DESCRIPTION OF THE TASK: Keep only the lines from the top of the listing through the one with "return (pix - ml) / pw", and reproduce them unaltered.

(Entries with chart source code)
•••••
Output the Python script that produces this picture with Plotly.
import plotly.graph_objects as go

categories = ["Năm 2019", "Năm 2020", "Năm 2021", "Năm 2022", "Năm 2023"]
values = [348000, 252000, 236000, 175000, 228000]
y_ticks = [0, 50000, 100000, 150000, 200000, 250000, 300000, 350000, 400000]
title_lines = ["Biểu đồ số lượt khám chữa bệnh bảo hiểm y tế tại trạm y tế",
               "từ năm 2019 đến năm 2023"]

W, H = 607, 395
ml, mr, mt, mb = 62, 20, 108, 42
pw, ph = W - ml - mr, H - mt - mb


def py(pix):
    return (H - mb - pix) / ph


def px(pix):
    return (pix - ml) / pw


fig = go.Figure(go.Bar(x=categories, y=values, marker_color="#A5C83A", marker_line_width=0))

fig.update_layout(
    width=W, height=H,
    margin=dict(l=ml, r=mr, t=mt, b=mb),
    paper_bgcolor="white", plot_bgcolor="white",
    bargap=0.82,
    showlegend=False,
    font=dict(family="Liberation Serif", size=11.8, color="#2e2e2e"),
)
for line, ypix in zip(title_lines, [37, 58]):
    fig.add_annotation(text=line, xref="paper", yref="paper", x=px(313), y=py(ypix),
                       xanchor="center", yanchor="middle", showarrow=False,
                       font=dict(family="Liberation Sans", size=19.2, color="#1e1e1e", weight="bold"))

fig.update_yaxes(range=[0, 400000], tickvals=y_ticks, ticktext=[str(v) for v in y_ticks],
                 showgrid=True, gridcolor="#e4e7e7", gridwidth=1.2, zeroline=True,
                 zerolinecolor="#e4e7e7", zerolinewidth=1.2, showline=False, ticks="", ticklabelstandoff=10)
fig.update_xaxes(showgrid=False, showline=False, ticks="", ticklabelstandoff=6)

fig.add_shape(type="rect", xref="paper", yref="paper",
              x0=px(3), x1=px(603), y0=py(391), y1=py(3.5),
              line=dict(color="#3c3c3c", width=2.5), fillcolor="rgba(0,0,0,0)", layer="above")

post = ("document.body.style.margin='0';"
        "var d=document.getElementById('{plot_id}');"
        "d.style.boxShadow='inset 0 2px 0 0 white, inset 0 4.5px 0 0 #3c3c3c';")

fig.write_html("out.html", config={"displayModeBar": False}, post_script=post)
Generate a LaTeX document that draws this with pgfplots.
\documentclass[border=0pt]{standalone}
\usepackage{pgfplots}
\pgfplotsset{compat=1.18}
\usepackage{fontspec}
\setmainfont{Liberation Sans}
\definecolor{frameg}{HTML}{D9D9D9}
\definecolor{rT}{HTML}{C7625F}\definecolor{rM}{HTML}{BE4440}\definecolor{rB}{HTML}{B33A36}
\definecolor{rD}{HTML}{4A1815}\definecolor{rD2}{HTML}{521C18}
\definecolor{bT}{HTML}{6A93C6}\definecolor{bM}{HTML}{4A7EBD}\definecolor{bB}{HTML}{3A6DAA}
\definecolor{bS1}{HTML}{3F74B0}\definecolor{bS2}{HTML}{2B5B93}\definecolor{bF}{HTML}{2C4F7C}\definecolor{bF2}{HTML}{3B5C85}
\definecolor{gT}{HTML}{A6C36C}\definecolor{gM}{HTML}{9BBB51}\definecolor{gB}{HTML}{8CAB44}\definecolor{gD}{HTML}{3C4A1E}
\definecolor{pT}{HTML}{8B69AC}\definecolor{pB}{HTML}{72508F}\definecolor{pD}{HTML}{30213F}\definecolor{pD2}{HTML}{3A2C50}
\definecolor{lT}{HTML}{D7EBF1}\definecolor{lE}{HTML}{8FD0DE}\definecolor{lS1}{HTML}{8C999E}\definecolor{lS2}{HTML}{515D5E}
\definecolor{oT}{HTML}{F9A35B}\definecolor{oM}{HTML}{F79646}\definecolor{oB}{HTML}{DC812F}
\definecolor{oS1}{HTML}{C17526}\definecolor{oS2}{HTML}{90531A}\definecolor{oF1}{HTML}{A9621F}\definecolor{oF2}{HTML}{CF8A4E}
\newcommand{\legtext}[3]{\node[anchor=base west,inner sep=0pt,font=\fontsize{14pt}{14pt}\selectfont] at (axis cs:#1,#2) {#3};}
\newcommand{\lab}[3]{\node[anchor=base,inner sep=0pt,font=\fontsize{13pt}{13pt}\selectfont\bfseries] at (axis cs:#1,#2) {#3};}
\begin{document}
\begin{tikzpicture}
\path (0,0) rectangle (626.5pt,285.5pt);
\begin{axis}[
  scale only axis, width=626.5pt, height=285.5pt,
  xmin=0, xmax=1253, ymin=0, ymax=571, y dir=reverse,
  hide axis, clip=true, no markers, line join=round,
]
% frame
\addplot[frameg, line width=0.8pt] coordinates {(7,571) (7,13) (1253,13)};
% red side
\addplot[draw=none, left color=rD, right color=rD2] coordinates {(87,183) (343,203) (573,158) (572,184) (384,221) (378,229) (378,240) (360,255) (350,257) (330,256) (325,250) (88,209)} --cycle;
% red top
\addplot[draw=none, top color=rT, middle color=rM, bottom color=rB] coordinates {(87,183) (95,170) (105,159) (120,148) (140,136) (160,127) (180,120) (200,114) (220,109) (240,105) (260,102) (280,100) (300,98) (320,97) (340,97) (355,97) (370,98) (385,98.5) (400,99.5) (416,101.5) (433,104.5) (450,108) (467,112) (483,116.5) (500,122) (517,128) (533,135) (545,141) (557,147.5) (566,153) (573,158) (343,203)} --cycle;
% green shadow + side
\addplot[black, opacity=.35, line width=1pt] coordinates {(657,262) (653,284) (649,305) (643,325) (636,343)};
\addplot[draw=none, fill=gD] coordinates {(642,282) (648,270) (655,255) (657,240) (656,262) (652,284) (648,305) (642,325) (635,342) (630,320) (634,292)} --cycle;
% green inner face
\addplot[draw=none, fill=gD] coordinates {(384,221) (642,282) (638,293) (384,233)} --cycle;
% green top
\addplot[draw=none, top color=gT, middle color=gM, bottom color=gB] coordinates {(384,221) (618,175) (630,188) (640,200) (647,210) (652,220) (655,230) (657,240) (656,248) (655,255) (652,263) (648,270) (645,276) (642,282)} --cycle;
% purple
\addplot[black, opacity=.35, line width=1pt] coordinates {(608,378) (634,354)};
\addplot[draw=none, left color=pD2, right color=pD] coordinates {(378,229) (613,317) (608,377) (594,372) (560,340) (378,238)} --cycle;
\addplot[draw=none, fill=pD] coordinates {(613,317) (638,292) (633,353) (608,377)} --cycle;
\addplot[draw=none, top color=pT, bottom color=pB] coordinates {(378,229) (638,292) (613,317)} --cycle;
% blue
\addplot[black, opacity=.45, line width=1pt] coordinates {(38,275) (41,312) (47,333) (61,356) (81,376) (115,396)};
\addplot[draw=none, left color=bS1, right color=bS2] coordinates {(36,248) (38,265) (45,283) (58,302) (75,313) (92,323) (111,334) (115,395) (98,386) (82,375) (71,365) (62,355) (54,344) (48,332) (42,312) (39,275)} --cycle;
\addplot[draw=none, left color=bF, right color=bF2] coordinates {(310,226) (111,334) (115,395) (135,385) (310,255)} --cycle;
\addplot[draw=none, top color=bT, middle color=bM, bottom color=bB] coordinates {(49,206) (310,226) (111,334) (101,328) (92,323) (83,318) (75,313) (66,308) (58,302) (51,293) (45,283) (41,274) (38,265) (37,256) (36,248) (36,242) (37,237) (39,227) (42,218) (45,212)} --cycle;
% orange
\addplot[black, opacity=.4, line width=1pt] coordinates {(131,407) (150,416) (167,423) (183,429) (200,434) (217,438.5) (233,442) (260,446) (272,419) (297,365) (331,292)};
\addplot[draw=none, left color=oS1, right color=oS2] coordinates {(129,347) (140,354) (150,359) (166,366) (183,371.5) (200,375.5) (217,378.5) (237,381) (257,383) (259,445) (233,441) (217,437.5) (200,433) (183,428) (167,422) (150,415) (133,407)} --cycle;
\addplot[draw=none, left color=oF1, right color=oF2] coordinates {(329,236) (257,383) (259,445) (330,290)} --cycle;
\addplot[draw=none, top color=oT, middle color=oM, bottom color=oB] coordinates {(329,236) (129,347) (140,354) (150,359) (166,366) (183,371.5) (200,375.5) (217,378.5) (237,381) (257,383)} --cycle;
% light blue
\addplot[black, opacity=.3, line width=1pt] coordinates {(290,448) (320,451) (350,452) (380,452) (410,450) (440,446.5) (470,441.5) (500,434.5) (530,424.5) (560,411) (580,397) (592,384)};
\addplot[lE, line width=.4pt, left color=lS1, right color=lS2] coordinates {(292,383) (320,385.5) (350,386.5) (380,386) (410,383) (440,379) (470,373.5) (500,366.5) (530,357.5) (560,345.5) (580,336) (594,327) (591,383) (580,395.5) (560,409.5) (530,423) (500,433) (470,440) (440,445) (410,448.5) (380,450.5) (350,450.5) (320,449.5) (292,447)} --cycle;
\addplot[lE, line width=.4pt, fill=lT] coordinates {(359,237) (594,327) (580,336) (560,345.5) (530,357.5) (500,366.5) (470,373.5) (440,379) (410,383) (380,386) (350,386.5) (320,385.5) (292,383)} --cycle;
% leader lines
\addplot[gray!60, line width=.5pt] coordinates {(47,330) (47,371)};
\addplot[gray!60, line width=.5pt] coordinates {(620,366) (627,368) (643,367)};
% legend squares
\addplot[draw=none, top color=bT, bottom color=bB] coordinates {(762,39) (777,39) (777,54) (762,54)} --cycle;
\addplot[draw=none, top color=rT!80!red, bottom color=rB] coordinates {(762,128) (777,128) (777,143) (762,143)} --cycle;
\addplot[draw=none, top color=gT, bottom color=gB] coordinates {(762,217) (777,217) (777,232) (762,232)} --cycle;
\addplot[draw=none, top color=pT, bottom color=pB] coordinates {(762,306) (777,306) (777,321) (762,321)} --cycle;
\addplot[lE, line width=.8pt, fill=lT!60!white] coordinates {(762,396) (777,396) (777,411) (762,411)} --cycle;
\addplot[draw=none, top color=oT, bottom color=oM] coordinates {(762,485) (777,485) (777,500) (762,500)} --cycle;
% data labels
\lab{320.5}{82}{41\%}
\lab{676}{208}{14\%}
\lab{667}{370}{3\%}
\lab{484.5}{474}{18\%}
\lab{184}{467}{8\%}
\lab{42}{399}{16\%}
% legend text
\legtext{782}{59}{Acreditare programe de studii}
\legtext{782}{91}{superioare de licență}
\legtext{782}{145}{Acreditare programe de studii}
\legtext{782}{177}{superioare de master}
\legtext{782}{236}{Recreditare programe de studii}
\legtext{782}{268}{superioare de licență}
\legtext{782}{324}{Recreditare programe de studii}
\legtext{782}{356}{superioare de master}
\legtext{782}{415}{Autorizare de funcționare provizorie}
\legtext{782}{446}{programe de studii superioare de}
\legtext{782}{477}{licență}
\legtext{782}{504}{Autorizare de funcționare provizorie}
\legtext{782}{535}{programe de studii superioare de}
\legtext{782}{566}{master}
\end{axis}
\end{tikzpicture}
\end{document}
•••••
TASK SOLUTION:
Output the Python script that produces this picture with Plotly.
import plotly.graph_objects as go

categories = ["Năm 2019", "Năm 2020", "Năm 2021", "Năm 2022", "Năm 2023"]
values = [348000, 252000, 236000, 175000, 228000]
y_ticks = [0, 50000, 100000, 150000, 200000, 250000, 300000, 350000, 400000]
title_lines = ["Biểu đồ số lượt khám chữa bệnh bảo hiểm y tế tại trạm y tế",
               "từ năm 2019 đến năm 2023"]

W, H = 607, 395
ml, mr, mt, mb = 62, 20, 108, 42
pw, ph = W - ml - mr, H - mt - mb


def py(pix):
    return (H - mb - pix) / ph


def px(pix):
    return (pix - ml) / pw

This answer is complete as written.